Summer's here, and the living is easy, right? Well, you would think so, if everyone else could just get it right and stop messing stuff up! I almost think I should pick a lane at the grocery store, and then run from it... because without a doubt, whichever lane I pick, something is going to hold up that line. Wrong price, too many items, fruit not marked and cashier doesn't know fruit code... ugg! True to form, this happened to me again today. I was in a hurry and only had a few items, which lane? This one, yep, this guy only has a few items. Good to go. Nope! He wanted to buy some cigarettes. Locked up, stashed away, and apparently more valuable then gold, these cigarettes are evasive little buggers.
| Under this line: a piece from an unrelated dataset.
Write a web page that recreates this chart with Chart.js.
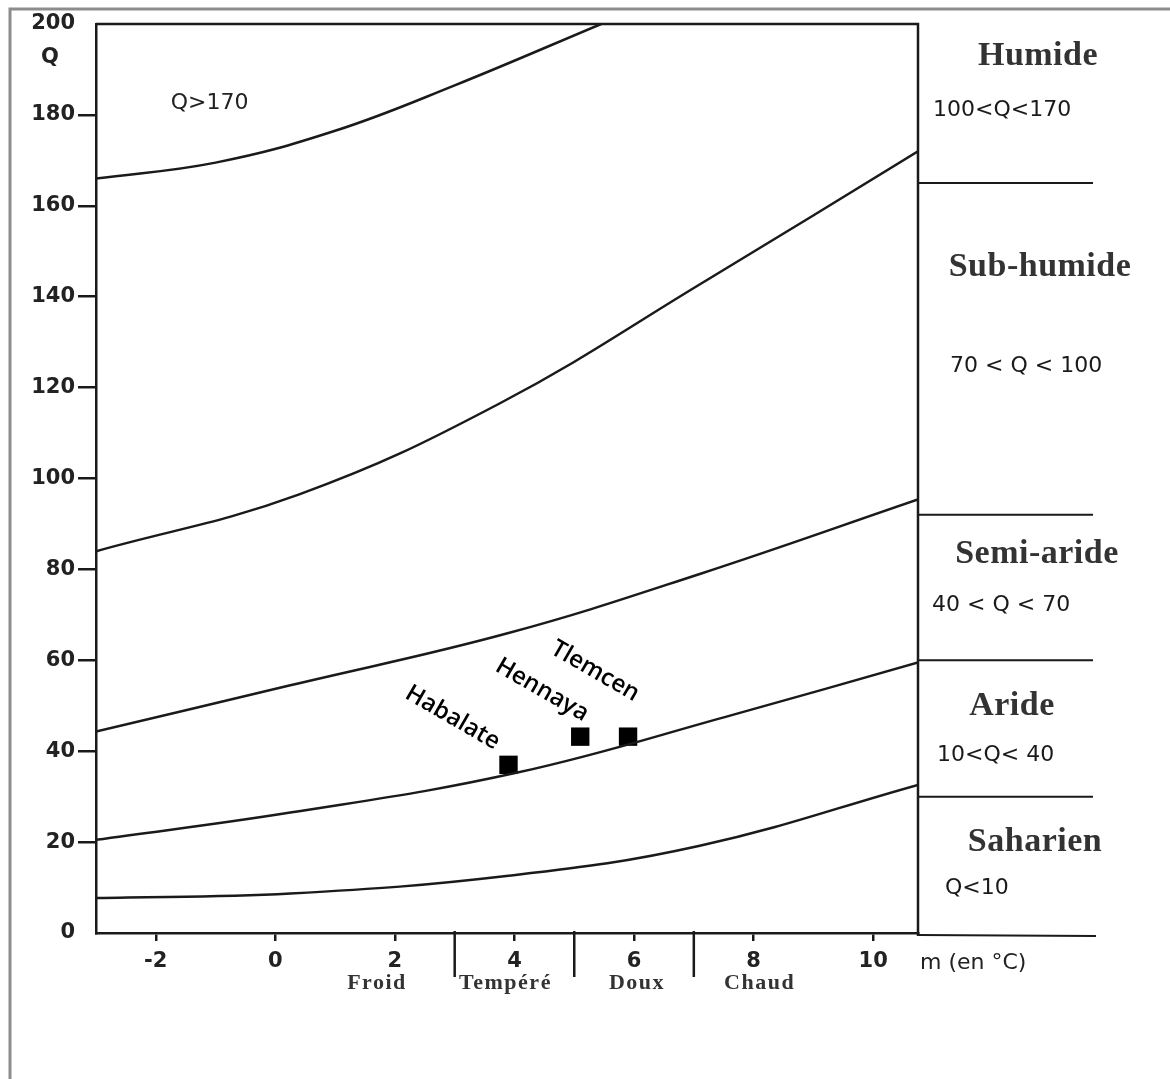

So, as I realize my jaw is tight and by hands are clenched, I start the same monologue in my head; "oh my gosh, really, why me?" when a sudden thought came over me; okay Rebecca, you just asked all of your teachers to think of a negative student behavior they don't want to happen again next year and state what they do want. Seriously? And I can't even make it through the express lane without losing my cool. Okay, I know I can say that I don't want to get in a grocery lane that will have incompetent people that hold up my day. Which means I can say - "I want to be able to get through the grocery line without any hick-ups or time-wasting events". Well, too late. So that doesn't work! In all fairness, perhaps if I had started that more positive thinking and energy before I was frustrated it might have worked. Hmm
What now? So, At our last PD, I asked the teachers to take that positive statement and try to feel that it may be possible. I asked the teachers to try to find just a softer feeling toward the positive statement until they can say the statement with every fiber in their being believing it is possible. Can I do that? We are about to find out. While I am a little behind the eight ball right now, I can take what I learned from Dr. Gentry and take back control over my reaction to this environment. As I stood there I immediately knew I was not in any real danger. Check. So, as I relaxed my jaw and pelvic floor I felt better right away. Deciding to turn this ship around, I picked up a magazine from the check-out stand and started flipping through. Oh my! So fun! Who knew! Who cares! Before I realized it, I needed to put the magazine away and pay for my purchases. Relaxed, stress free, pumped full of celebrity rumors, I left the store smiling. Okay, one step forward. This might work. This could work.
Standing in that line I realized this mumbo jumbo stuff about our brains is so difficult to wrap our heads around! While I believe the research, it is hard to really believe in something physiological or non-physical that you can not see. But, for me and my house, we believe. So, while I know that the next time I go to the store I will be purposeful in my thinking and clarity in knowing that I want to get to the store and get through the line without any problems. I will practice this. I will say this to myself, however, my brain will probably say back "really, where have you been? This happens every time you go to the store" at which point I will have to reach for that better thought/feeling. Wish me luck. I'll keep you posted.